Second, sit before you speak. The seven-day silence is a rebuke to an activism that skips solidarity. Before Catholics can evangelize their culture, they are called to sit with its sufferings — to listen to the bereaved, the disillusioned, the exiled — without immediately reaching for the answer or the program. Presence precedes proclamation.
Third, trust the Spirit's transport. Ezekiel did not choose Tel Aviv. Catholics are frequently placed — by circumstance, illness, job, family — exactly where they did not plan to go. This passage invites trust that the Spirit's placement, however bewildering, is the location of authentic mission.
Verse 15 — Seven Days of Overwhelmed Silence Tel Aviv (tēl ʾābîb, "mound of the flood" or "mound of grain," an ancient Akkadian place-name, til abubi) was a settlement of Judean deportees along the Chebar canal, a major irrigation channel near Nippur in Babylon. Ezekiel "sits" among them — a posture of dwelling, of grief, of shared desolation. The Hebrew mašmîm (translated "overwhelmed" or "appalled") is a powerful word: it describes the stunned desolation of someone who has witnessed catastrophe. He does not immediately preach. He does not perform. He sits for seven days, which in the Hebrew tradition is the full period of mourning (Gen 50:10; Job 2:13) and priestly ordination (Lev 8:33–35). This seven-day silence is itself prophetic — Ezekiel becomes, before he speaks a word, a living sign of Israel's condition: struck dumb by the weight of what God has shown him and what the people are living.

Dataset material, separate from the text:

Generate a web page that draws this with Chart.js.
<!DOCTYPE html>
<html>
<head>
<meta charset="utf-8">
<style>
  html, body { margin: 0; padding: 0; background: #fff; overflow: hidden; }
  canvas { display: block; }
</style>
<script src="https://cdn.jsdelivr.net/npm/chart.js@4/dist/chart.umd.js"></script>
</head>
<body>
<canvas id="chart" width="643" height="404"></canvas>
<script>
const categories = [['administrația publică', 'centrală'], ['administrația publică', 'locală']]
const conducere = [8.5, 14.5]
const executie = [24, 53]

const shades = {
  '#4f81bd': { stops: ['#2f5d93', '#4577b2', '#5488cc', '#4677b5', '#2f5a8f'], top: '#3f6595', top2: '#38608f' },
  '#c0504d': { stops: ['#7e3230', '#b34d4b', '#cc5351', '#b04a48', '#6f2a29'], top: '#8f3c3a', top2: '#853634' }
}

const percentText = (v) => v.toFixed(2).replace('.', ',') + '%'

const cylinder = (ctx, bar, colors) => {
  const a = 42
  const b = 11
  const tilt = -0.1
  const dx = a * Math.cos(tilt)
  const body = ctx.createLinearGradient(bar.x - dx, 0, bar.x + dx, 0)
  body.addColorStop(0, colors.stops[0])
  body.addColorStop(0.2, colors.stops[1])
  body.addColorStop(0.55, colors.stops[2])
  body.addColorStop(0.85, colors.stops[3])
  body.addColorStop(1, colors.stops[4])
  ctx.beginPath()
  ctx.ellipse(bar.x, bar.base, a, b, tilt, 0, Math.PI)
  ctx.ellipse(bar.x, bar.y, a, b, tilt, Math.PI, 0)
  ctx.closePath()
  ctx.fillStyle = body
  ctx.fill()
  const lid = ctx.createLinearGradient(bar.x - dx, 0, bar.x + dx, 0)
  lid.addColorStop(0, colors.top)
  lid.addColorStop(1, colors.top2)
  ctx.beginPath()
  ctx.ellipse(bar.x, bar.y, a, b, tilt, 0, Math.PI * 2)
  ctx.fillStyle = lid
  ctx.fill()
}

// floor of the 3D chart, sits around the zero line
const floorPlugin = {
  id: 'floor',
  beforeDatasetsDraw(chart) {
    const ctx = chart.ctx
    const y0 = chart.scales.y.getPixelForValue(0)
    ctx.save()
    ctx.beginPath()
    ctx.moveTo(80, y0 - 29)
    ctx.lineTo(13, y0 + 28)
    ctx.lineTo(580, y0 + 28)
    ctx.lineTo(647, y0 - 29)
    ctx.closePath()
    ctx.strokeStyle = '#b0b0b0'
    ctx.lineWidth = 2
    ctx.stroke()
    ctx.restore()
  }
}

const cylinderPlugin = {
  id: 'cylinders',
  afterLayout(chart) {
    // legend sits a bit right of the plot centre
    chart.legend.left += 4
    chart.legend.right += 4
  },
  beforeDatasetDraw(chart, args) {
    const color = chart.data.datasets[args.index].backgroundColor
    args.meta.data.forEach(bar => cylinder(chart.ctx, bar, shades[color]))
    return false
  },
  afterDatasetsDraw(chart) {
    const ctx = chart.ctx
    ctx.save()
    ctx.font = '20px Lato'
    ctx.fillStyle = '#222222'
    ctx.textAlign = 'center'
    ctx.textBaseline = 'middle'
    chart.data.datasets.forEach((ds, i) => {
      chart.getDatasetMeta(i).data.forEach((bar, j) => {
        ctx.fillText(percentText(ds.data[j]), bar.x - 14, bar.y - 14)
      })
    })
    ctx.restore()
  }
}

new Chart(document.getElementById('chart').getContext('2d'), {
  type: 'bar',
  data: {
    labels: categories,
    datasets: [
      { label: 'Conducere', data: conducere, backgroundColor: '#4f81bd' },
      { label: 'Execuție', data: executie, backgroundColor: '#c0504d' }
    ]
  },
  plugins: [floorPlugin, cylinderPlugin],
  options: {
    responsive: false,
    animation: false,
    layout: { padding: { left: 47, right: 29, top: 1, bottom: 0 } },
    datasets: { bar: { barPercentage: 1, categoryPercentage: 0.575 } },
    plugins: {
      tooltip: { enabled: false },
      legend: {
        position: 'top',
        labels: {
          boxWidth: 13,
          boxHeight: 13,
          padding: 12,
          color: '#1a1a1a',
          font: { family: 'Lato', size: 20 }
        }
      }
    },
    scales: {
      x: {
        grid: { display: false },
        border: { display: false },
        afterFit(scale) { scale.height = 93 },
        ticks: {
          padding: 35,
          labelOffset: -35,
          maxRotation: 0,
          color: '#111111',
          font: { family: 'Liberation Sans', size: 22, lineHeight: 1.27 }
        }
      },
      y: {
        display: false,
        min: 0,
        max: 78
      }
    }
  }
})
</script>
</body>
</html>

Typological and Spiritual Senses Typologically, Ezekiel's transport by the Spirit anticipates the New Testament's pneumatological dimension of mission. The Church Fathers read rûaḥ here as a foreshadowing of the Holy Spirit who propels the apostles. Ezekiel's bitterness and yet obedience pre-figures Christ's own agony in Gethsemane — "not my will but yours" — and the suffering inherent in any authentic prophetic or apostolic ministry. The seven days of silence among the exiles evoke the Saturday of Holy Week, when the Church itself sits in silent solidarity before the dawn of resurrection.